На побережье океана он был вызван прежде всего распространением рыболовства. «Морская» теория становления центральноандской цивилизации была создана в 70-х годах американским археологом М. Мосли и получила сейчас признание большинства специалистов. (Early ceremonial architecture, 1985. P. 29-57; Moseley, 1975.) Как уже говорилось, перуанские воды исключительно богаты рыбой, особенно анчоусами. Вылов всего лишь одного процента этих запасов в год обеспечивает существование более ста тысяч человек - и это без каких-либо дополнительных источников питания. Эффективный лов возможен, однако, лишь мелкоячеистой сетью с лодок. В IV тыс. до н. э. на побережье Перу начали выращивать хлопчатник. Именно освоение техники плетения сетей из хлопчатобумажного волокна и привело, по всей видимости, к внезапному расцвету прибрежной культуры с начала III тыс. до н. э. Лодки же стали делать из тростника, а поплавки к сетям - из легких плодов тыквы-горлянки, которую научились разводить еще раньше хлопка.

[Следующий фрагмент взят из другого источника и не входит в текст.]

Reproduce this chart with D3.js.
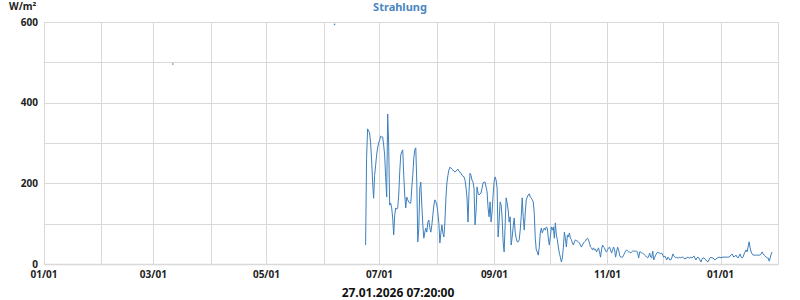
<!DOCTYPE html>
<html>
<head>
<meta charset="utf-8">
<style>
  body { margin: 0; background: #fff; }
  svg text { font-family: "Noto Sans", "Open Sans", sans-serif; }
</style>
</head>
<body>
<svg id="chart" width="800" height="300"></svg>
<script src="https://d3js.org/d3.v7.min.js"></script>
<script>
// data: one reading roughly every 13 hours
var title = 'Strahlung',
    unit = 'W/m²',
    stamp = '27.01.2026 07:20:00',
    domainStart = new Date(2025, 0, 1),
    domainEnd = new Date(2026, 1, 1),
    seriesStart = new Date(2025, 5, 23, 12),
    stepHours = 13

var yTicks = [0, 200, 400, 600],
    yGrid = [0, 100, 200, 300, 400, 500, 600]

var values = [
  47, 262, 335, 330, 325, 300, 258, 203, 163, 220, 245, 270, 288, 300, 307, 317, 315, 315, 295, 270,
  216, 166, 372, 295, 146, 151, 139, 114, 72, 121, 139, 136, 139, 171, 228, 270, 278, 283, 220, 171,
  139, 166, 159, 154, 151, 151, 188, 220, 262, 283, 288, 203, 55, 89, 188, 203, 146, 97, 64, 79,
  89, 79, 104, 109, 89, 79, 97, 121, 146, 159, 154, 146, 126, 100, 52, 77, 97, 77, 67, 104,
  164, 201, 220, 233, 240, 238, 235, 233, 230, 228, 230, 233, 235, 230, 228, 225, 220, 218, 216, 208,
  191, 164, 104, 179, 225, 220, 208, 203, 188, 97, 129, 191, 176, 171, 174, 176, 188, 201, 203, 203,
  191, 179, 139, 117, 154, 104, 129, 171, 203, 216, 208, 188, 67, 104, 154, 146, 114, 55, 30, 97,
  164, 151, 134, 104, 117, 47, 67, 92, 114, 79, 64, 55, 55, 60, 84, 117, 164, 117, 84, 126,
  159, 166, 171, 174, 166, 164, 159, 154, 126, 64, 35, 30, 22, 42, 77, 89, 77, 84, 89, 84,
  92, 89, 64, 47, 67, 92, 84, 92, 64, 102, 72, 60, 42, 27, 17, 5, 15, 42, 79, 64,
  42, 72, 67, 77, 64, 60, 52, 47, 55, 60, 57, 57, 55, 52, 47, 42, 47, 52, 55, 57,
  62, 64, 60, 52, 42, 40, 35, 40, 35, 37, 30, 35, 40, 30, 17, 35, 47, 42, 40, 32,
  30, 35, 40, 42, 35, 27, 35, 42, 35, 17, 30, 42, 35, 22, 17, 17, 17, 22, 27, 32,
  35, 32, 30, 30, 27, 30, 32, 32, 32, 32, 32, 27, 15, 30, 30, 27, 27, 25, 22, 20,
  17, 15, 20, 27, 17, 15, 32, 10, 17, 22, 27, 30, 27, 27, 25, 27, 22, 17, 20, 15,
  10, 17, 15, 10, 10, 15, 25, 20, 17, 15, 17, 15, 15, 17, 15, 17, 17, 15, 12, 15,
  15, 17, 15, 15, 17, 15, 17, 20, 15, 10, 15, 17, 15, 10, 5, 12, 15, 15, 12, 10,
  7, 5, 10, 15, 17, 15, 15, 12, 10, 12, 15, 15, 17, 17, 15, 17, 17, 17, 17, 17,
  17, 17, 17, 20, 22, 25, 20, 17, 20, 22, 17, 15, 20, 25, 17, 15, 17, 25, 30, 35,
  30, 42, 55, 40, 30, 25, 22, 22, 22, 22, 22, 22, 22, 22, 25, 30, 25, 22, 20, 17,
  15, 15, 7, 15, 25, 30
]

// two lone readings earlier in the year
var strayTimes = [new Date(2025, 2, 11, 12), new Date(2025, 5, 6, 18)],
    strayValues = [496, 594]

var margin = {top: 22, right: 22, bottom: 36, left: 44},
    width = 800, height = 300,
    lineColor = '#3d7fbd',
    gridColor = '#d9d9d9'

var svg = d3.select('#chart')

var x = d3.scaleTime()
  .domain([domainStart, domainEnd])
  .range([margin.left, width - margin.right])

var y = d3.scaleLinear()
  .domain([0, 600])
  .range([height - margin.bottom, margin.top])

var points = values.map((v, i) => ({t: d3.timeHour.offset(seriesStart, i * stepHours), v: v}))

// grid
svg.append('g')
  .selectAll('line')
  .data(d3.timeMonth.range(domainStart, d3.timeDay.offset(domainEnd, 1)))
  .enter().append('line')
  .attr('x1', d => Math.round(x(d)) + 0.5)
  .attr('x2', d => Math.round(x(d)) + 0.5)
  .attr('y1', y(600))
  .attr('y2', y(0))
  .attr('stroke', gridColor)
  .attr('stroke-width', 1)

svg.append('g')
  .selectAll('line')
  .data(yGrid)
  .enter().append('line')
  .attr('x1', x(domainStart))
  .attr('x2', x(domainEnd) + 1)
  .attr('y1', d => Math.round(y(d)) + 0.5)
  .attr('y2', d => Math.round(y(d)) + 0.5)
  .attr('stroke', gridColor)
  .attr('stroke-width', d => d == 0 ? 1.5 : 1)

// y labels
svg.append('g')
  .selectAll('text')
  .data(yTicks)
  .enter().append('text')
  .attr('x', margin.left - 6)
  .attr('y', d => y(d) + 1)
  .attr('text-anchor', 'end')
  .attr('dominant-baseline', 'middle')
  .attr('font-size', 10)
  .attr('font-weight', 'bold')
  .attr('fill', '#222')
  .text(d => d)

// x labels, every second month
svg.append('g')
  .selectAll('text')
  .data(d3.timeMonth.every(2).range(domainStart, domainEnd))
  .enter().append('text')
  .attr('x', d => x(d))
  .attr('y', y(0) + 14)
  .attr('text-anchor', 'middle')
  .attr('font-size', 10)
  .attr('font-weight', 'bold')
  .attr('fill', '#222')
  .text(d3.timeFormat('%m/%d'))

// series
var line = d3.line()
  .x(d => x(d.t))
  .y(d => y(d.v))

svg.append('path')
  .datum(points)
  .attr('d', line)
  .attr('fill', 'none')
  .attr('stroke', lineColor)
  .attr('stroke-width', 1)
  .attr('stroke-linejoin', 'miter')

svg.append('g')
  .selectAll('circle')
  .data(strayTimes)
  .enter().append('circle')
  .attr('cx', d => x(d))
  .attr('cy', (d, i) => y(strayValues[i]))
  .attr('r', 0.8)
  .attr('fill', lineColor)

// titles
svg.append('text')
  .attr('x', 400)
  .attr('y', 11)
  .attr('text-anchor', 'middle')
  .attr('font-size', 11)
  .attr('font-weight', 'bold')
  .attr('fill', '#4a86bf')
  .text(title)

svg.append('text')
  .attr('x', 9)
  .attr('y', 10)
  .attr('font-size', 10)
  .attr('font-weight', 'bold')
  .attr('fill', '#222')
  .text(unit)

svg.append('text')
  .attr('x', 398)
  .attr('y', 297)
  .attr('text-anchor', 'middle')
  .attr('font-size', 12)
  .attr('font-weight', 'bold')
  .attr('fill', '#111')
  .text(stamp)
</script>
</body>
</html>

К середине III тыс. до н. э. относятся первые свидетельства выращивания на побережье Перу и северного Чили тропических клубнеплодов - сладкого маниока, батата и некоторых других. Рыба как основа белкового питания и калорийные высокоурожайные клубнеплоды - такое сочетание обеспечило невиданные возможности роста населения. В начале II тыс. до н. э. на побережье Перу жило 300-600 тыс. человек, т. е. примерно в 30 раз больше, чем прежде, до перехода к новым формам хозяйства. (Civilization in ancient America, 1983. P. 294.) На центральном и северном побережье Перу, где рыбные богатства были особенно велики, появляются деревни рыбаков и земледельцев, живущих в прямоугольных домах из камня и глины, а не в круглых тростниковых хижинах, как раньше. С конца III тыс. до н. э. здания общественно-культового назначения приобретают монументальный облик. Некоторые пирамиды, построенные неподалеку от Лимы в начале II тыс. до н. э., принадлежат к числу самых массивных и высоких искусственных сооружений, когда-либо возведенных в доиспанской Южной Америке. Хотя по мере дальнейшего развития земледелия и скотоводства приморские районы Центральных Анд теряют то исключительное положение, которое они занимали в III-II тыс. до н. э., и по сей день рыболовство составляет одну из основ перуанской экономики.